For any release of SAS, you must also make manual changes to the SAS metadata. At this point in the process, you have only deployed a single configuration directory, you have not yet informed the overall SAS deployment of how many server machines are participating in the Compute Tier. Follow the steps provided in the SAS® 9.4 Intelligence Platform: Application Server Administration Guide for Creating Metadata for Load-Balancing Clusters.
Configuring the Metadata Tier and Middle Tier
If you’ve decided to deploy a SAS Metadata Server cluster to ensure high-availability of your metadata services, then you must deploy at least three installations of the SAS Metadata Server. Each of those installations will have its own dedicated configuration directory – they do not share! The only thing shared between the nodes of a metadata cluster is the common network-mounted directory for metadata backups (not shown here).
The same holds true if you choose to cluster the SAS Web Application Server. Let’s say you will deploy a horizontal two-node cluster of your SAS Web Application Servers that will be load-balanced by the SAS Web Server. Each node of that web app server cluster will have its own configuration directory – they do not share either!
The point is, each of those cluster nodes (for meta and middle) requires their own configuration deployment. Now aren’t you glad we can perform just one configuration deployment in the Compute Tier to share the configuration directory for any number of machines participating there!

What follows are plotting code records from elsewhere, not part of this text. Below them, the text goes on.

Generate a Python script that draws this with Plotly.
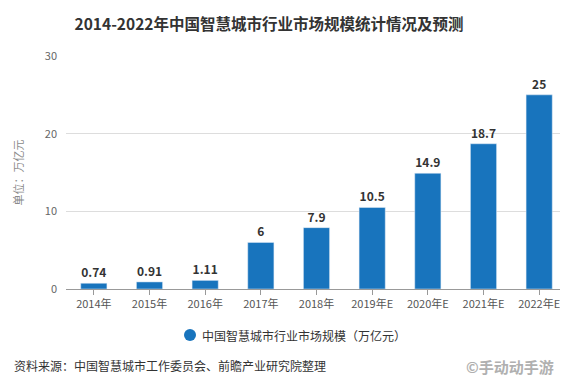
import plotly.graph_objects as go

categories = ["2014年", "2015年", "2016年", "2017年", "2018年", "2019年E", "2020年E", "2021年E", "2022年E"]
values = [0.74, 0.91, 1.11, 6, 7.9, 10.5, 14.9, 18.7, 25]
labels = ["0.74", "0.91", "1.11", "6", "7.9", "10.5", "14.9", "18.7", "25"]
series_name = "中国智慧城市行业市场规模（万亿元）"
title = "2014-2022年中国智慧城市行业市场规模统计情况及预测"
y_title = "单位：万亿元"
source = "资料来源：中国智慧城市工作委员会、前瞻产业研究院整理"
watermark = "©手动动手游"

FONT = "Noto Sans CJK SC"
BLUE = "#1874bd"
PW, PH = 501, 233  # plot area size in px

def px_x(x):
    return (x - 58) / PW

def px_y(y):
    return (281 - y) / PH

fig = go.Figure()
fig.add_trace(go.Bar(
    x=categories, y=values, text=labels, textposition="outside",
    textfont=dict(family=FONT, size=12, color="#333333"),
    texttemplate="<b>%{text}</b>",
    marker=dict(color=BLUE), showlegend=False, cliponaxis=False,
    hoverinfo="skip", name=series_name,
))

fig.update_layout(
    width=568, height=377,
    margin=dict(l=58, r=9, t=48, b=96),
    paper_bgcolor="white", plot_bgcolor="white",
    bargap=0.53,
    showlegend=False,
    font=dict(family=FONT, color="#555555"),
    title=dict(text="<b>" + title + "</b>", x=261 / 568, xanchor="center", y=1 - 17 / 377, yanchor="middle",
               font=dict(family=FONT, size=15.5, color="#333333")),
    xaxis=dict(showline=True, linecolor="#999999", ticks="outside", ticklen=5, tickcolor="#999999",
               tickfont=dict(family=FONT, size=11, color="#555555")),
    yaxis=dict(range=[0, 30], dtick=10, showgrid=True, gridcolor="#dddddd", zeroline=False,
               tickfont=dict(family=FONT, size=11, color="#666666"), ticklabelstandoff=8,
               title=dict(text=y_title, font=dict(family=FONT, size=11, color="#8a8a8a"), standoff=18)),
    shapes=[
        dict(type="circle", xref="paper", yref="paper",
             x0=px_x(176), x1=px_x(188), y0=px_y(333), y1=px_y(321),
             fillcolor=BLUE, line=dict(width=0)),
    ],
    annotations=[
        dict(text=series_name, xref="paper", yref="paper", x=px_x(192), y=px_y(327),
             xanchor="left", yanchor="middle", showarrow=False,
             font=dict(family=FONT, size=12, color="#333333")),
        dict(text=source, xref="paper", yref="paper", x=px_x(4), y=px_y(357),
             xanchor="left", yanchor="middle", showarrow=False,
             font=dict(family=FONT, size=12, color="#333333")),
        dict(text=watermark, xref="paper", yref="paper", x=px_x(456), y=px_y(358),
             xanchor="left", yanchor="middle", showarrow=False,
             font=dict(family=FONT, size=15, color="#b0b0b0", weight=700)),
    ],
)

fig.write_html("out.html")
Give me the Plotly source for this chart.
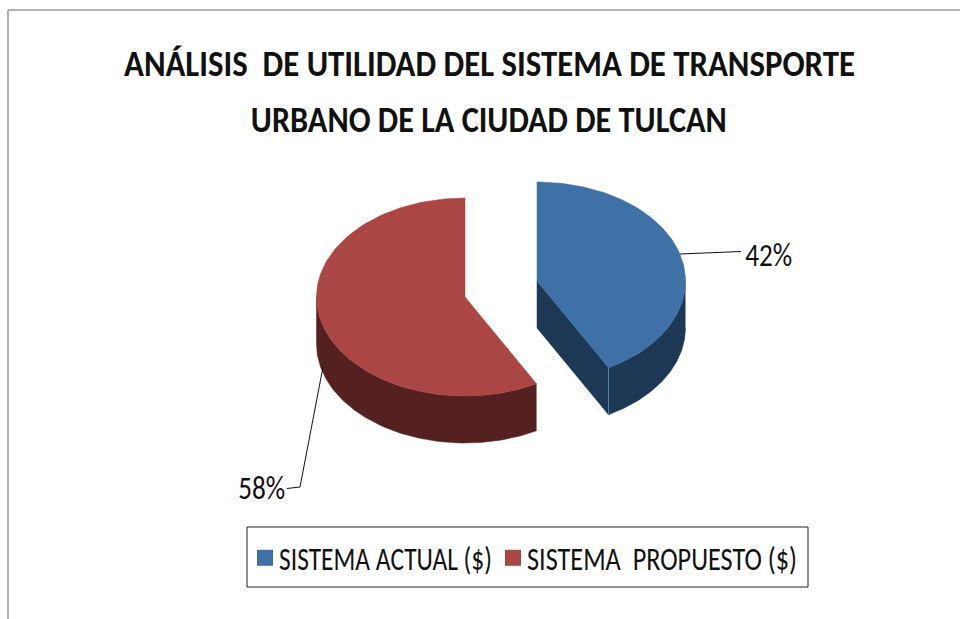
import json
import numpy as np
import plotly.graph_objects as go

# ---- data ----
categories = ["SISTEMA ACTUAL ($)", "SISTEMA  PROPUESTO ($)"]
values = [42, 58]
labels = ["42%", "58%"]
top_colors = ["#3E71A6", "#AA4643"]
side_colors = ["#1D3855", "#542020"]
title_lines = ["ANÁLISIS  DE UTILIDAD DEL SISTEMA DE TRANSPORTE", "URBANO DE LA CIUDAD DE TULCAN"]

# ---- geometry (pixel-like axes) ----
W, H = 960, 619
RX, RY, DEPTH = 148.5, 99, 47
centers = [(537, 281), (465, 297)]
FONT = "Carlito"

# rendered widths of the tall, narrow text in the reference
text_widths = {
    title_lines[0]: 731, title_lines[1]: 476,
    labels[0]: 47, labels[1]: 47,
    categories[0]: 213, categories[1]: 270,
}

fractions = np.array(values) / sum(values)
starts = np.concatenate([[0], np.cumsum(fractions)[:-1]]) * 2 * np.pi
ends = np.cumsum(fractions) * 2 * np.pi


def arc(c, a, b, n=120, dy=0):
    t = np.linspace(a, b, n)
    return c[0] + RX * np.sin(t), c[1] - RY * np.cos(t) + dy


fig = go.Figure()

# extruded side faces
for i, c in enumerate(centers):
    a, b = starts[i], ends[i]
    lo, hi = max(a, np.pi / 2), min(b, 3 * np.pi / 2)
    xt, yt = arc(c, lo, hi)
    xb, yb = arc(c, lo, hi, dy=DEPTH)
    xs = np.concatenate([xt, xb[::-1]])
    ys = np.concatenate([yt, yb[::-1]])
    fig.add_trace(go.Scatter(x=xs, y=ys, mode="lines", fill="toself", fillcolor=side_colors[i],
                             line=dict(color=side_colors[i], width=0.5), showlegend=False, hoverinfo="skip"))
    if i == 0:  # cut face visible on the first slice
        xe, ye = arc(c, b, b, n=1)
        xf = [c[0], c[0], xe[0], xe[0], c[0]]
        yf = [c[1], c[1] + DEPTH, ye[0] + DEPTH, ye[0], c[1]]
        fig.add_trace(go.Scatter(x=xf, y=yf, mode="lines", fill="toself", fillcolor=side_colors[i],
                                 line=dict(color=side_colors[i], width=0.5), showlegend=False, hoverinfo="skip"))
        fig.add_trace(go.Scatter(x=[xe[0], xe[0]], y=[ye[0], ye[0] + DEPTH], mode="lines",
                                 line=dict(color="#5B7FA6", width=1), showlegend=False, hoverinfo="skip"))

# top faces
for i, c in enumerate(centers):
    xa, ya = arc(c, starts[i], ends[i])
    fig.add_trace(go.Scatter(x=np.concatenate([[c[0]], xa, [c[0]]]), y=np.concatenate([[c[1]], ya, [c[1]]]),
                             mode="lines", fill="toself", fillcolor=top_colors[i],
                             line=dict(color=top_colors[i], width=0.5), showlegend=False,
                             name=categories[i], hoverinfo="skip"))

# leader lines
fig.add_trace(go.Scatter(x=[680, 741], y=[254, 251.5], mode="lines", line=dict(color="#111", width=1),
                         showlegend=False, hoverinfo="skip"))
fig.add_trace(go.Scatter(x=[323, 300, 287], y=[367, 487, 488.5], mode="lines", line=dict(color="#111", width=1),
                         showlegend=False, hoverinfo="skip"))

# legend entries
for i, cat in enumerate(categories):
    fig.add_trace(go.Scatter(x=[None], y=[None], mode="markers", name=cat,
                             marker=dict(symbol="square", size=16, color=top_colors[i])))

fig.add_annotation(x=768.5, y=255, text=labels[0], showarrow=False, font=dict(family=FONT, size=32, color="#111"))
fig.add_annotation(x=261.5, y=488, text=labels[1], showarrow=False, font=dict(family=FONT, size=32, color="#111"))
fig.add_annotation(x=489, y=119, text=title_lines[1], showarrow=False,
                   font=dict(family=FONT, size=37, color="#111", weight="bold"))

fig.update_layout(
    width=W, height=H, autosize=False,
    margin=dict(l=0, r=0, t=0, b=0),
    paper_bgcolor="white", plot_bgcolor="white",
    title=dict(text=title_lines[0], x=489.5 / W, xanchor="center", y=1 - 63 / H, yanchor="middle",
               font=dict(family=FONT, size=37, color="#111", weight="bold")),
    xaxis=dict(range=[0, W], visible=False, fixedrange=True),
    yaxis=dict(range=[H, 0], visible=False, fixedrange=True),
    showlegend=True,
    legend=dict(orientation="h", x=245 / W, y=1 - 558 / H, xanchor="left", yanchor="middle",
                bgcolor="rgba(0,0,0,0)", font=dict(family=FONT, size=32, color="#111"),
                itemwidth=30, itemsizing="trace", entrywidth=203, entrywidthmode="pixels"),
    shapes=[
        dict(type="rect", xref="paper", yref="paper", x0=247 / W, x1=808 / W, y0=1 - 527 / H, y1=1 - 587 / H,
             line=dict(color="#222", width=1), fillcolor="rgba(0,0,0,0)"),
        dict(type="line", xref="paper", yref="paper", x0=8 / W, x1=1, y0=1 - 10 / H, y1=1 - 10 / H,
             line=dict(color="#999", width=1.5)),
        dict(type="line", xref="paper", yref="paper", x0=8 / W, x1=8 / W, y0=1 - 10 / H, y1=0,
             line=dict(color="#999", width=1.5)),
    ],
)

post = """
document.body.style.margin = '0';
var widths = %s;
document.querySelectorAll('.gtitle, .annotation-text, .legendtext').forEach(function (el) {
  var w = widths[el.textContent];
  if (!w) { w = widths[el.textContent.replace(/\\u00a0/g, ' ')]; }
  if (w) {
    el.setAttribute('textLength', w);
    el.setAttribute('lengthAdjust', 'spacingAndGlyphs');
  }
  if (el.classList.contains('legendtext')) {
    el.setAttribute('x', parseFloat(el.getAttribute('x')) - 6);
  }
});
document.querySelectorAll('.legend .scrollbox, .legend .groups, .legend .traces').forEach(function (el) {
  el.removeAttribute('clip-path');
  el.style.clipPath = 'none';
});
""" % json.dumps(text_widths)
fig.write_html("out.html", config=dict(displayModeBar=False), post_script=post)
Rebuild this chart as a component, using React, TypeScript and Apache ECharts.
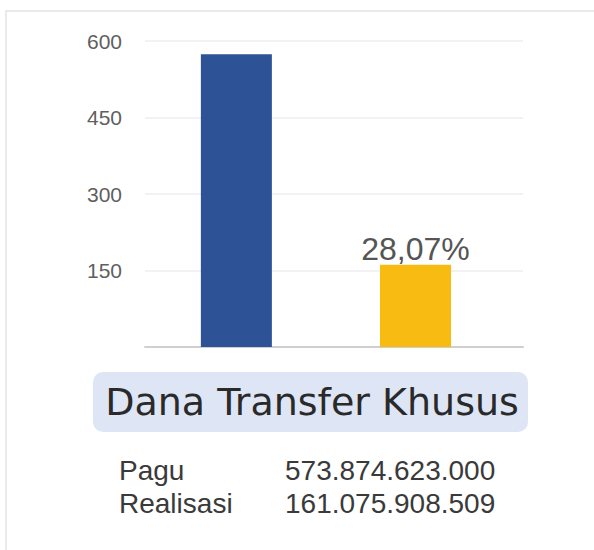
import React, { useEffect, useRef } from "react";
import * as echarts from "echarts";

const categories = ["Pagu", "Realisasi"];
const amountsRupiah = [573874623000, 161075908509];
const barColors = ["#2d5296", "#f8bb12"];
const yTicks = [0, 150, 300, 450, 600];
const boxTitle = "Dana Transfer Khusus";

const fmtRupiah = (n: number) =>
  Math.round(n)
    .toString()
    .replace(/\B(?=(\d{3})+(?!\d))/g, ".");

export default function App() {
  const ref = useRef<HTMLDivElement>(null);
  useEffect(() => {
    if (!ref.current) return;
    const chart = echarts.init(ref.current, null, { renderer: "svg" });
    const billions = amountsRupiah.map((v) => v / 1e9);
    const pct = ((amountsRupiah[1] / amountsRupiah[0]) * 100).toFixed(2).replace(".", ",") + "%";
    const axisFont = "'Liberation Sans', Arial, sans-serif";

    chart.setOption({
      animation: false,
      backgroundColor: "#ffffff",
      grid: { left: 145, right: 71, top: 41, bottom: 203 },
      xAxis: {
        type: "value",
        min: 0.49,
        max: 2.6,
        axisLine: { show: true, lineStyle: { color: "#cfcfcf", width: 2 } },
        axisTick: { show: false },
        axisLabel: { show: false },
        splitLine: { show: false },
      },
      yAxis: {
        type: "value",
        min: yTicks[0],
        max: yTicks[yTicks.length - 1],
        interval: yTicks[1] - yTicks[0],
        axisLine: { show: false },
        axisTick: { show: false },
        axisLabel: {
          margin: 23,
          fontSize: 21,
          color: "#5f5f5f",
          fontFamily: axisFont,
          formatter: (v: number) => (v === 0 ? "" : String(v)),
        },
        splitLine: { lineStyle: { color: "#eeeeee", width: 1.5 } },
      },
      series: [
        {
          type: "bar",
          barWidth: 71,
          data: billions.map((v, i) => ({
            value: [i + 1, v],
            name: categories[i],
            itemStyle: { color: barColors[i] },
            label:
              i === 1
                ? {
                    show: true,
                    position: "top",
                    distance: 0,
                    formatter: pct,
                    fontSize: 32,
                    color: "#555555",
                    fontFamily: axisFont,
                  }
                : { show: false },
          })),
        },
      ],
      graphic: [
        {
          type: "rect",
          shape: { x: 6, y: 11, width: 600, height: 560 },
          style: { fill: "none", stroke: "#e3e3e3", lineWidth: 1.5 },
          silent: true,
        },
        {
          type: "rect",
          shape: { x: 93, y: 372, width: 435, height: 60, r: 10 },
          style: { fill: "#dee5f4" },
        },
        {
          type: "text",
          x: 312,
          y: 402,
          style: {
            text: boxTitle,
            fontSize: 38,
            fontFamily: "'DejaVu Sans', sans-serif",
            fill: "#2a2a2a",
            align: "center",
            verticalAlign: "middle",
          },
        },
        ...categories.flatMap((c, i) => [
          {
            type: "text",
            x: 119,
            y: 470 + i * 33.5,
            style: {
              text: c,
              fontSize: 28,
              fontFamily: axisFont,
              fill: "#3a3a3a",
              align: "left",
              verticalAlign: "middle",
            },
          },
          {
            type: "text",
            x: 285,
            y: 470 + i * 33.5,
            style: {
              text: fmtRupiah(amountsRupiah[i]),
              fontSize: 28,
              fontFamily: axisFont,
              fill: "#3a3a3a",
              align: "left",
              verticalAlign: "middle",
            },
          },
        ]),
      ],
    });
    return () => chart.dispose();
  }, []);
  return (
    <div
      ref={ref}
      style={{ position: "fixed", left: 0, top: 0, width: 594, height: 550 }}
    />
  );
}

In this discussion, we have learned:
- A SAS configuration directory can be shared across multiple machines in the logical Compute tier (as we have it defined separately from the Metadata and Middle tiers) – saving initial deployment effort as well as ongoing administration and maintenance effort
- Clusters of SAS Metadata Servers should not share a configuration directory
- Clusters of SAS middle-tier services should not share a configuration directory
- Do not use the SAS Deployment Wizard to deploy a new configuration on top of another one in the same directory
- Some shared filesystem technologies are better suited for supporting SAS I/O patterns than others – so choose wisely. This list of Scalability and Performance Papers can help.